Thanks for using JUnit! Support its development at https://junit.org/sponsoring

╷
├─ JUnit Jupiter ✔
│  └─ FirstTest ✔
│     └─ myTest() ✔
└─ JUnit Vintage ✔

Test run finished after 5061 ms
[         3 containers found      ]
[         0 containers skipped    ]
[         3 containers started    ]
[         0 containers aborted    ]
[         3 containers successful ]
[         0 containers failed     ]
[         1 tests found           ]
[         0 tests skipped         ]
[         1 tests started         ]
[         0 tests aborted         ]
[         1 tests successful      ]
[         0 tests failed          ]

I guess, it may take time and effort to find somebody who can reproduce your issue.

Calling JUnit as method

#include <iostream>
...
...
...

int main(int argc, char **argv) {

  // make sure to store oryginal stdout
  // JVM (JUnit) will mess with it
  int old_stdout = dup(1);

  std::cout << "CppMainStart" << std::endl;

...
...
...

  env->SetObjectArrayElement(argsArray, 0, env->NewStringUTF("--class-path"));
  env->SetObjectArrayElement(argsArray, 1, env->NewStringUTF(V2X_FILE_NAME.c_str()));
  env->SetObjectArrayElement(argsArray, 2, env->NewStringUTF((std::string("--scan-classpath")).c_str()));

// instead of calling main, you can call execute

  jclass system_class     = env->FindClass( "java/lang/System");
  jfieldID field_id_out   = env->GetStaticFieldID(system_class, "out", "Ljava/io/PrintStream;");
  jobject field_id_out_v  = env->GetStaticObjectField(system_class, field_id_out);

  jfieldID field_id_err   = env->GetStaticFieldID(system_class, "err", "Ljava/io/PrintStream;");
  jobject field_id_err_v  = env->GetStaticObjectField(system_class, field_id_err);

  jmethodID execMethod = env->GetStaticMethodID(mainClass,
    "execute",
    "(Ljava/io/PrintStream;Ljava/io/PrintStream;[Ljava/lang/String;)Lorg/junit/platform/console/ConsoleLauncherExecutionResult;");

  jobject result = env->CallStaticObjectMethod(mainClass, execMethod, field_id_out_v, field_id_err_v, argsArray);

  jvm->DestroyJavaVM();

  // restore oryginal stdout
  FILE *fp2 = fdopen(old_stdout, "w");
  *stdout = *fp2;

  std::cout  << "CppMainEnd" << std::endl << std::flush;

  return 0;
}

and here you go.

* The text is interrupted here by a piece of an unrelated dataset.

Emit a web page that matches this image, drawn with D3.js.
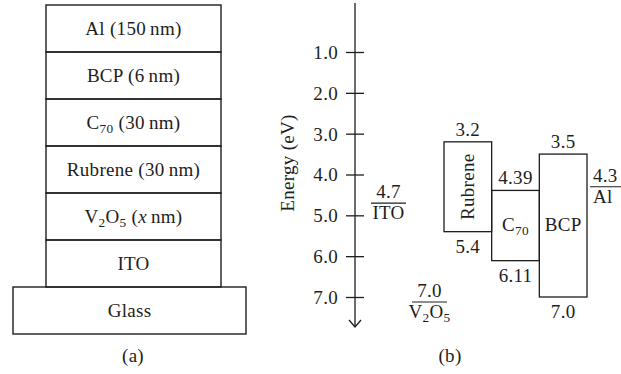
<!DOCTYPE html>
<html><head><meta charset="utf-8">
<script src="https://cdn.jsdelivr.net/npm/d3@7"></script>
<style>
html,body{margin:0;padding:0;background:#fff;}
svg text{font-family:"Liberation Serif","Times New Roman",serif;fill:#1e1e1e;letter-spacing:0.3px;}
</style></head>
<body><svg id="c" width="621" height="374"></svg>
<script>
// ---- Data ----
// (a) device stack, top to bottom
const layerLabels = ["Al (150\u2009nm)", "BCP (6\u2009nm)", "C_{70} (30\u2009nm)", "Rubrene (30\u2009nm)", "V_{2}O_{5} (*x*\u2009nm)", "ITO"];
const substrateLabel = "Glass";
// (b) energy levels (eV)
const materials = ["Rubrene", "C_{70}", "BCP"];
const lumo = [3.2, 4.39, 3.5];
const homo = [5.4, 6.11, 7.0];
const electrodes = ["ITO", "V_{2}O_{5}", "Al"];
const workFunction = [4.7, 7.0, 4.3];
const workFunctionText = ["4.7", "7.0", "4.3"];
const lumoText = ["3.2", "4.39", "3.5"];
const homoText = ["5.4", "6.11", "7.0"];
const energyTicks = [1, 2, 3, 4, 5, 6, 7];

const svg = d3.select("#c");
const FS = 19;
const ink = "#1e1e1e";

// rich text: _{..} subscript, *..* italic
function rich(sel, str, subSize) {
  const re = /_\{([^}]*)\}|\*([^*]*)\*|([^_*]+)/g;
  let m, prevSub = false;
  while ((m = re.exec(str)) !== null) {
    if (m[1] !== undefined) {
      sel.append("tspan").attr("dy", prevSub ? 0 : 4).attr("font-size", subSize || FS * 0.7).text(m[1]);
      prevSub = true;
    } else {
      const t = sel.append("tspan").text(m[2] !== undefined ? m[2] : m[3]);
      if (m[2] !== undefined) t.attr("font-style", "italic");
      if (prevSub) t.attr("dy", -4);
      prevSub = false;
    }
  }
  return sel;
}

// ---- (a) stack ----
const yStack = d3.scaleBand().domain(layerLabels.concat([substrateLabel])).range([5, 334]).padding(0);
const stackX0 = 46, stackX1 = 221;
const gA = svg.append("g");
layerLabels.forEach(l => {
  gA.append("rect").attr("x", stackX0).attr("y", yStack(l)).attr("width", stackX1 - stackX0)
    .attr("height", yStack.bandwidth()).attr("fill", "none").attr("stroke", ink).attr("stroke-width", 1.4);
  rich(gA.append("text").attr("x", (stackX0 + stackX1) / 2).attr("y", yStack(l) + yStack.bandwidth() / 2 + 6)
    .attr("text-anchor", "middle").attr("font-size", FS), l);
});
gA.append("rect").attr("x", 13).attr("y", yStack(substrateLabel)).attr("width", 233)
  .attr("height", yStack.bandwidth()).attr("fill", "none").attr("stroke", ink).attr("stroke-width", 1.4);
gA.append("text").attr("x", 129.5).attr("y", yStack(substrateLabel) + yStack.bandwidth() / 2 + 6)
  .attr("text-anchor", "middle").attr("font-size", FS).text(substrateLabel);
gA.append("text").attr("x", 133).attr("y", 362).attr("text-anchor", "middle").attr("font-size", FS).text("(a)");

// ---- (b) energy diagram ----
const yE = d3.scaleLinear().domain([1, 7]).range([52, 297]);
const axisX = 355;
const gB = svg.append("g");
gB.append("line").attr("x1", axisX).attr("x2", axisX).attr("y1", 3).attr("y2", 327)
  .attr("stroke", ink).attr("stroke-width", 1.3);
gB.append("path").attr("d", `M${axisX - 6},${320} L${axisX},${327} L${axisX + 6},${320}`)
  .attr("fill", "none").attr("stroke", ink).attr("stroke-width", 1.3);
const axis = d3.axisLeft(yE).tickValues(energyTicks).tickFormat(d3.format(".1f")).tickSize(0).tickPadding(0);
const ga = gB.append("g").attr("transform", `translate(${axisX},0)`).call(axis);
ga.select(".domain").remove();
ga.selectAll(".tick").each(function () {
  const t = d3.select(this);
  t.append("line").attr("x1", -9).attr("x2", 9).attr("stroke", ink).attr("stroke-width", 1.3);
  t.select("text").attr("x", -17).attr("dy", "0.34em").attr("font-size", FS)
    .attr("font-family", "Liberation Serif, serif").attr("fill", ink);
});
gB.append("text").attr("transform", `translate(294,163) rotate(-90)`).attr("text-anchor", "middle")
  .attr("font-size", FS).text("Energy (eV)");

// material boxes
const xM = d3.scaleBand().domain(materials).range([444, 587]).padding(0);
materials.forEach((m, i) => {
  const x = xM(m), w = xM.bandwidth();
  const y0 = yE(lumo[i]), y1 = yE(homo[i]);
  gB.append("rect").attr("x", x).attr("y", y0).attr("width", w).attr("height", y1 - y0)
    .attr("fill", "none").attr("stroke", ink).attr("stroke-width", 1.3);
  gB.append("text").attr("x", x + w / 2).attr("y", y0 - 6).attr("text-anchor", "middle")
    .attr("font-size", FS).text(lumoText[i]);
  gB.append("text").attr("x", x + w / 2).attr("y", y1 + 21).attr("text-anchor", "middle")
    .attr("font-size", FS).text(homoText[i]);
  const cy = (y0 + y1) / 2;
  if (m === "Rubrene") {
    gB.append("text").attr("transform", `translate(${x + w / 2 + 6},${cy}) rotate(-90)`)
      .attr("text-anchor", "middle").attr("font-size", FS).text(m);
  } else {
    rich(gB.append("text").attr("x", x + w / 2).attr("y", cy + 5).attr("text-anchor", "middle")
      .attr("font-size", FS), m);
  }
});

// electrode work functions
const xEl = d3.scaleOrdinal().domain(electrodes).range([[371, 406], [412, 447], [590, 640]]);
electrodes.forEach((e, i) => {
  const [x0, x1] = xEl(e);
  const y = yE(workFunction[i]) + (e === "V_{2}O_{5}" ? 5 : 0);
  gB.append("line").attr("x1", x0).attr("x2", x1).attr("y1", y).attr("y2", y)
    .attr("stroke", ink).attr("stroke-width", 1.2);
  const cx = e === "Al" ? x0 + 3 : (x0 + x1) / 2;
  const anchor = e === "Al" ? "start" : "middle";
  gB.append("text").attr("x", cx).attr("y", y - 5).attr("text-anchor", anchor)
    .attr("font-size", FS).text(workFunctionText[i]);
  rich(gB.append("text").attr("x", cx).attr("y", y + 16).attr("text-anchor", anchor)
    .attr("font-size", FS), e);
});
gB.append("text").attr("x", 450).attr("y", 362).attr("text-anchor", "middle").attr("font-size", FS).text("(b)");
</script></body></html>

There is CppMainEnd at the end.

> ./obj/main
CppMainStart
current_path: /Users/michalo/tmp/sigbus-reproduction
Loading JAR: jars/junit-platform-console-standalone.jar
Loading JAR: jars/sigbus-reproduction.jar
CreateVM:       JVM loaded successfully!
test START
test END

Thanks for using JUnit! Support its development at https://junit.org/sponsoring

╷
├─ JUnit Jupiter ✔
│  └─ FirstTest ✔
│     └─ myTest() ✔
└─ JUnit Vintage ✔

Test run finished after 5060 ms
[         3 containers found      ]
[         0 containers skipped    ]
[         3 containers started    ]
[         0 containers aborted    ]
[         3 containers successful ]
[         0 containers failed     ]
[         1 tests found           ]
[         0 tests skipped         ]
[         1 tests started         ]
[         0 tests aborted         ]
[         1 tests successful      ]
[         0 tests failed          ]

CppMainEnd

I'd suggest to minimise the content of your code. Make is as essential as possible. Otherwise, it will be hard for you to find the source of the issue.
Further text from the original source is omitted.